To be done: Print nothing but the lines from the start of the listing below through the line that contains "const shares = [16.1, 11.4, 5.9, 3.2, 2.5, 1.2];". Do not include the pictures.

================================

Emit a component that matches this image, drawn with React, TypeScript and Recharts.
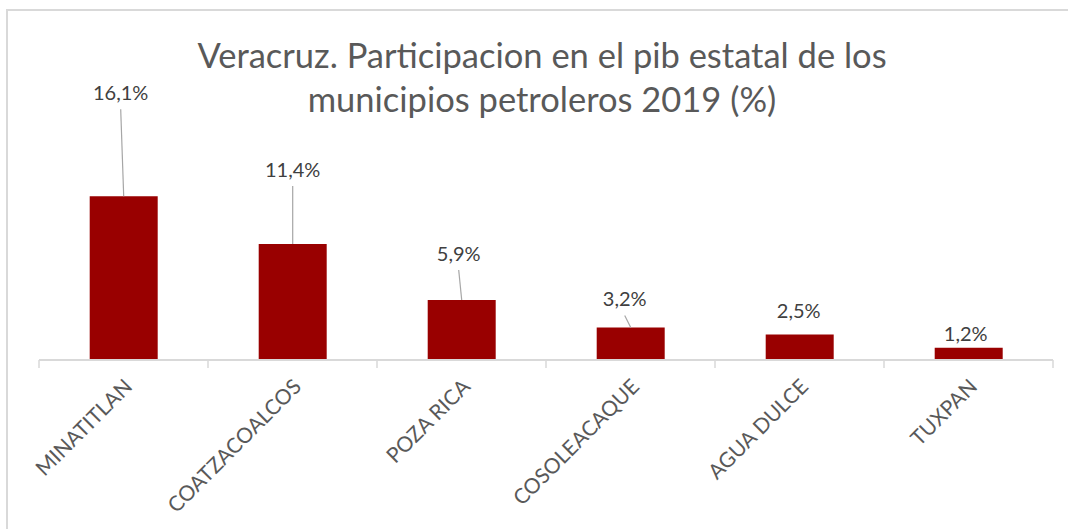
import React from "react";
import { BarChart, Bar, XAxis, YAxis, LabelList } from "recharts";

const categories = ["MINATITLAN", "COATZACOALCOS", "POZA RICA", "COSOLEACAQUE", "AGUA DULCE", "TUXPAN"];
const shares = [16.1, 11.4, 5.9, 3.2, 2.5, 1.2];

// manual label placement (as dragged in the original)
const labelLift = [104, 75, 47, 29, 25, 15];
const labelShift = [-3, 0, -3, -6, -1, -3];
const hasLeader = [true, true, true, true, false, false];

const data = categories.map((name, i) => ({ name, value: shares[i] }));

const FONT = "Lato, 'Open Sans', sans-serif";
const BAR_COLOR = "#990000";
const GRID = "#d9d9d9";

function fmt(v: number) {
  return v.toFixed(1).replace(".", ",") + "%";
}

function ValueLabel(props: any) {
  const { x, y, width, value } = props;
  let index = props.index;
  if (index == null) index = shares.indexOf(value);
  const cx = x + width / 2;
  const lx = cx + labelShift[index];
  const ly = y - labelLift[index];
  return (
    <g>
      {hasLeader[index] && (
        <line x1={lx} y1={ly + 17} x2={cx} y2={y} stroke="#a6a6a6" strokeWidth={1.2} />
      )}
      <text
        x={lx}
        y={ly}
        textAnchor="middle"
        dominantBaseline="central"
        fill="#404040"
        fontSize={20}
        fontFamily={FONT}
      >
        {fmt(value)}
      </text>
    </g>
  );
}

function CategoryTick(props: any) {
  const { x, y, payload, index } = props;
  const half = payload?.offset || 84.5;
  const tx = x + 10;
  const ty = y + 28;
  return (
    <g>
      <line x1={x - half} y1={y} x2={x - half} y2={y + 8} stroke={GRID} strokeWidth={1.5} />
      {index === categories.length - 1 && (
        <line x1={x + half} y1={y} x2={x + half} y2={y + 8} stroke={GRID} strokeWidth={1.5} />
      )}
      <text
        x={tx}
        y={ty}
        transform={`rotate(-45 ${tx} ${ty})`}
        textAnchor="end"
        fill="#595959"
        fontSize={21}
        fontFamily={FONT}
      >
        {payload.value}
      </text>
    </g>
  );
}

export default function App() {
  return (
    <div
      style={{
        position: "absolute",
        left: 0,
        top: 0,
        width: 1068,
        height: 529,
        overflow: "hidden",
        background: "#fff",
        fontFamily: FONT,
      }}
    >
      <div
        style={{
          position: "absolute",
          left: 6,
          top: 9,
          width: 1100,
          height: 600,
          border: `2px solid ${GRID}`,
          boxSizing: "border-box",
        }}
      />
      <div
        style={{
          position: "absolute",
          left: 0,
          width: 1084,
          top: 33,
          textAlign: "center",
          color: "#595959",
          fontSize: 34.5,
          lineHeight: "44px",
        }}
      >
        Veracruz. Participacion en el pib estatal de los
        <br />
        municipios petroleros 2019 (%)
      </div>
      <div style={{ position: "absolute", left: 0, top: 0 }}>
        <BarChart
          width={1068}
          height={529}
          data={data}
          margin={{ top: 177, right: 15, bottom: 69, left: 39 }}
          barCategoryGap="30%"
        >
          <YAxis hide domain={[0, 18]} />
          <XAxis
            dataKey="name"
            interval={0}
            height={100}
            tickSize={0}
            tickMargin={0}
            tickLine={false}
            axisLine={{ stroke: GRID, strokeWidth: 2 }}
            tick={<CategoryTick />}
          />
          <Bar dataKey="value" fill={BAR_COLOR} isAnimationActive={false}>
            <LabelList dataKey="value" content={<ValueLabel />} />
          </Bar>
        </BarChart>
      </div>
    </div>
  );
}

================================

Answer to the problem:
Emit a component that matches this image, drawn with React, TypeScript and Recharts.
import React from "react";
import { BarChart, Bar, XAxis, YAxis, LabelList } from "recharts";

const categories = ["MINATITLAN", "COATZACOALCOS", "POZA RICA", "COSOLEACAQUE", "AGUA DULCE", "TUXPAN"];
const shares = [16.1, 11.4, 5.9, 3.2, 2.5, 1.2];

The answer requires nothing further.